Também é importante voltar a alguns anos atrás. Em 2016, durante a gestão Macri, a Argentina chegou a se candidatar, pela primeira vez, a membro da OCDE, mas decidiu congelar o processo depois que Alberto Fernández assumiu a presidência em 2019.

“O governo Alberto Fernandez se aproxima evidentemente do Brasil e dessa agenda de fortalecimento do Mercosul. Evidentemente isso implica um certo afastamento do país de relações que seriam mais bilaterais ou até acordos que são feitos mais diretos, e que a adesão à OCDE implicaria. Então acho que tem um pouco de aspecto ideológico e político de visão de mundo sobre qual é o eixo do movimento mais relevante”, avaliou Roncaglia a Opera Mundi.

A base ideológica é uma questão que pesa para Milei e que, por consequência, pesará no bolso da população. Logo após os resultados das urnas, a própria ministra das Relações Exteriores, Diana Mondino, afirmou que a Argentina não ingressaria aos Brics. 

“Ele [Milei] deixa nítido que não quer se aliar aos países do Sul Global, e também particularmente à China. A gente tem outros países que ele não tem muito interesse, como a Arábia Saudita e outros que têm regimes políticos com os quais ele entra em flagrante conflito do ponto de vista discursivo”, afirmou o economista, acrescentando que o mandatário tem uma “visão elitista no âmbito geopolítico”.

Embora a chancelaria argentina tenha dado declarações oficiais à não entrada aos Brics, Roncaglia avalia ainda ser prematuro definir se, de fato, essa decisão se concretizará, uma vez que Milei ainda pode ver as necessidades de diversificar as fontes de financiamento se a “realidade se impor”.
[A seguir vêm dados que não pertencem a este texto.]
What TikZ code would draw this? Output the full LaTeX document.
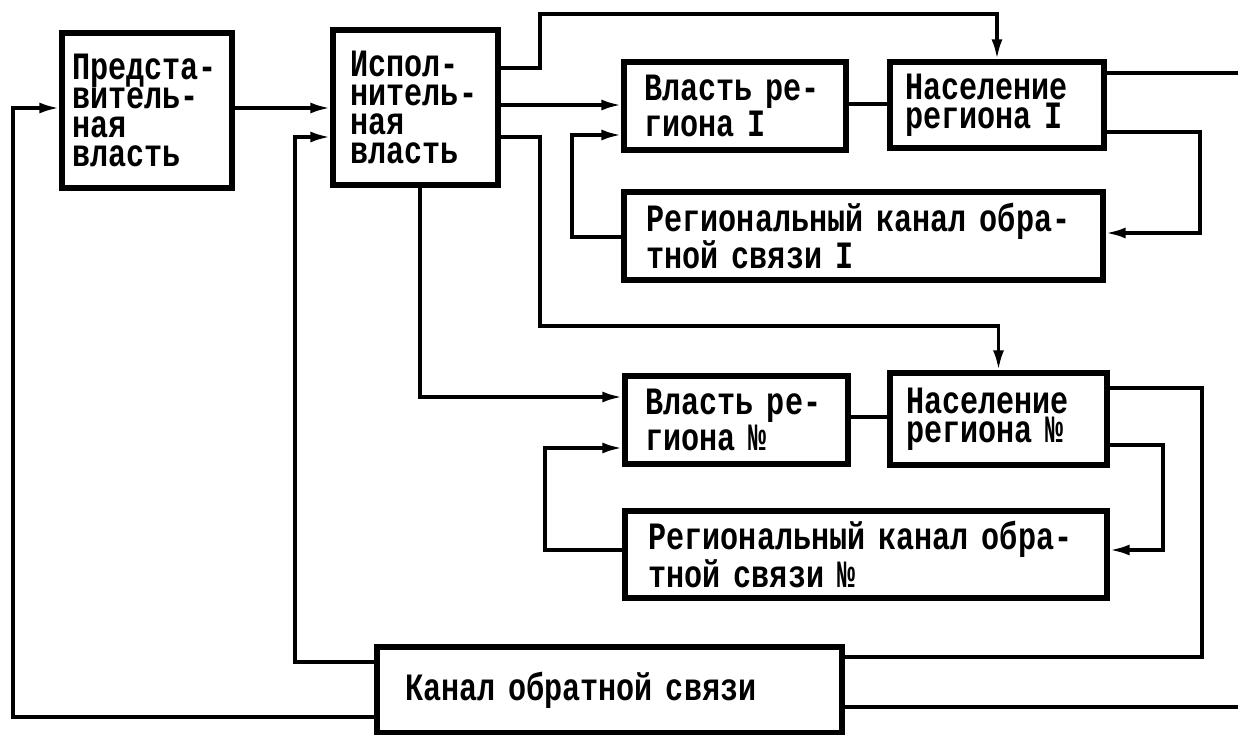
\documentclass[tikz,border=0pt]{standalone}
\usepackage{fontspec}
\newfontfamily\twfont[FakeStretch=0.78]{Liberation Mono}
\usetikzlibrary{arrows.meta}

\begin{document}
\begin{tikzpicture}[
blk/.style={
    draw,
    line width=3pt,
    inner xsep=0pt,
    inner ysep=0pt,
    align=left,
    font=\twfont\bfseries\fontsize{22}{16.5}\selectfont
},
lnk/.style={line width=2pt},
arr/.style={lnk,-{Latex[length=4mm,width=2.2mm]}}
]
\useasboundingbox (0,0) rectangle (24.76,-14.70);

%---------------- Centre ----------------
\node[blk,minimum width=3.4cm,minimum height=3.1cm,text width=3.0cm] (pred) at (2.94,-2.21) {Предста-\\витель-\\ная\\власть};
\node[blk,minimum width=3.3cm,minimum height=3.1cm,text width=2.6cm] (isp) at (8.31,-2.15) {Испол-\\нитель-\\ная\\власть};
\node[blk,minimum width=9.3cm,minimum height=1.72cm,text width=8.18cm] (kan) at (12.19,-13.80) {Канал обратной связи};

%---------------- Region I ----------------
\node[blk,minimum width=4.44cm,minimum height=1.76cm,text width=3.64cm] (vr1) at (14.70,-2.12) {Власть ре-\\гиона I};
\node[blk,minimum width=4.28cm,minimum height=1.72cm,text width=3.68cm] (nr1) at (19.94,-2.10) {Население\\региона I};
\node[blk,minimum width=9.58cm,minimum height=1.76cm,text width=8.68cm] (rk1) at (17.27,-4.72) {Региональный канал обра-\\тной связи I};

%---------------- Region N ----------------
\node[blk,minimum width=4.46cm,minimum height=1.76cm,text width=3.64cm] (vr2) at (14.73,-8.40) {Власть ре-\\гиона №};
\node[blk,minimum width=4.34cm,minimum height=1.84cm,text width=3.70cm] (nr2) at (19.97,-8.38) {Население\\региона №};
\node[blk,minimum width=9.64cm,minimum height=1.74cm,text width=8.70cm] (rk2) at (17.32,-11.09) {Региональный канал обра-\\тной связи №};

% centre links
\draw[arr] (pred.east |- 0,-2.16) -- (isp.west |- 0,-2.16);
\draw[arr] (kan.west |- 0,-14.34) -- (0.26,-14.34) -- (0.26,-2.16) -- (pred.west |- 0,-2.16);
\draw[arr] (kan.west |- 0,-13.24) -| (5.90,-2.74) -- (isp.west |- 0,-2.74);
\draw[arr] (isp.east |- 0,-1.36) -- (10.80,-1.36) -- (10.80,-0.28) -| (nr1.north);
\draw[arr] (isp.east |- 0,-2.10) -- (vr1.west |- 0,-2.10);
\draw[arr] (isp.east |- 0,-2.74) -- (10.80,-2.74) -- (10.80,-6.52) -| (nr2.north);
\draw[arr] (isp.south -| 8.40,0) |- (vr2.west |- 0,-7.94);

% region I links
\draw[lnk] (vr1.east |- 0,-2.08) -- (nr1.west |- 0,-2.08);
\draw[arr] (nr1.east |- 0,-2.64) -| (24.00,-4.66) -- (rk1.east |- 0,-4.66);
\draw[arr] (rk1.west |- 0,-4.74) -| (11.44,-2.70) -- (vr1.west |- 0,-2.70);
\draw[lnk] (nr1.east |- 0,-1.46) -| (24.82,-14.14) -- (kan.east |- 0,-14.14);

% region N links
\draw[lnk] (vr2.east |- 0,-8.34) -- (nr2.west |- 0,-8.34);
\draw[arr] (nr2.east |- 0,-8.90) -| (23.26,-11.00) -- (rk2.east |- 0,-11.00);
\draw[arr] (rk2.west |- 0,-11.00) -| (10.90,-8.96) -- (vr2.west |- 0,-8.96);
\draw[lnk] (nr2.east |- 0,-7.76) -| (24.04,-13.14) -- (kan.east |- 0,-13.14);

\end{tikzpicture}
\end{document}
Há uma semana, o governo da China decidiu suspender o financiamento de US$ 6,5 bilhões (R$ 31,6 bilhões) a partir de linha de swap cambial para a Argentina, parte de um acordo entre o então presidente argentino Alberto Fernández e seu homólogo chinês, Xi Jinping. Parte desse valor seria utilizado para pagar as dívidas com o FMI. O país asiático decidiu congelar esse empréstimo até que Milei prove ter boas relações diplomáticas.

“É evidente que não participar dos Brics corta um eixo importante de alívio e amenização dos problemas que a gente viu recentemente, como a renovação do swap de moedas que a Argentina fez com a China. Uma adesão aos Brics facilitaria esse tipo de acordo”, reforçou Roncaglia.

À medida que parte da população — esta que sente a instabilidade econômica no bolso —  se manifeste contra a ineficácia, inação ou violação do governo, ou que parte se sinta "enganada" pelas expectativas frente ao governo não atendidas, há uma tendência de que as pautas prioritárias do país falem mais alto do que a natureza ideológica de Milei e de seus aliados. Como denomina o especialista, o “discurso incendiário” tende a ser “domesticado” uma vez que cresce o número de pessoas nas ruas para pressionar o mandatário e, por consequência, a necessidade de estabelecer um relacionamento sadio com a comunidade internacional.

“Agora ele está se vendo em uma situação em que a realidade se impõe e que precisa de dinheiro da China, precisa restabelecer relações comerciais com blocos, precisa do Brasil para pensar em alternativas de financiamento às exportações”, explica Roncaglia. “O discurso vai continuar incendiário para manter as bases engajadas, mas as instabilidades tendem a constranger o governo, deixando as ações afastadas daquilo que o discurso prega”.